Hello On-Mission Disciples!
This month we are continuing our look at spiritual disciplines and focusing on the discipline of solitude. Often this discipline gets overlooked, or it gets put attached to other disciplines such as fasting, prayer, or meditation. Often you will see disciplines overlapping. This isn’t a bad thing. These are practices that develop a heart position toward the Father. Sometimes more than one is used at a time, and that’s okay! What’s important is knowing the reasoning and the biblical basis for the discipline.
The word solitude comes from the Latin word solus, which means alone. The key principle of solitude is a separation from distraction and focusing on God. We see this often in the life of Jesus. He often went into solitary places to spend time with the Father. A few examples can be found in Mark 1:6, Luke 5:15, Mark 6:31, Matt 14:23, Matt 26:36-46. Times of solitude build you up spiritually because it is a direct connection with the Father.
Yet, we also see Jesus living in community with his disciples. Thus, the practice of solitude cannot be understood without its counterpart of the practice of community. The life on mission is a life that knows the importance of both and doesn’t overemphasize one over the other because they are both important.

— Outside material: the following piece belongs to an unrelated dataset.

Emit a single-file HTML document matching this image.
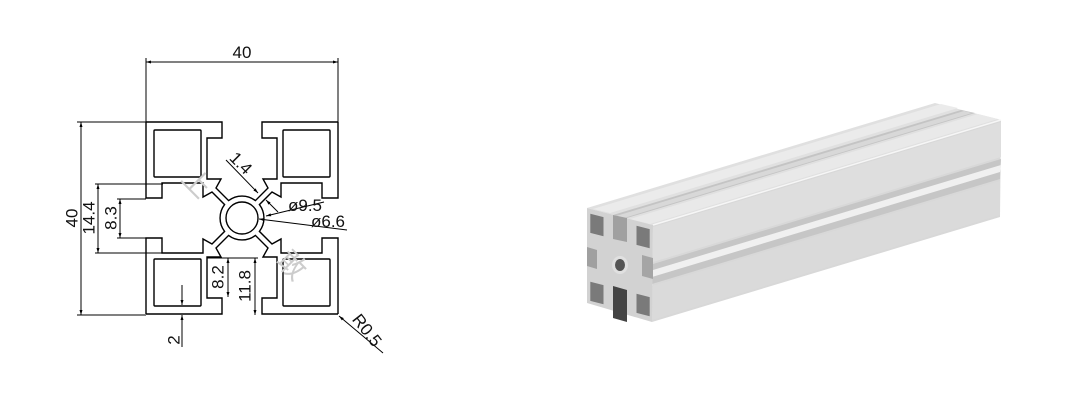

Community without solitude leads to burn-out.
Solitude without community leads to isolation.
John Mark Comer in his book The Ruthless Elimination of Hurry said that “Solitude is when you set aside time to feed and water and nourish your soul. To let it grow into health and maturity. Isolation is what you crave when you neglect the former.”
Solitude is not a life of isolation. But a time of separation. It is not a time of emptying out, but a time of being filled.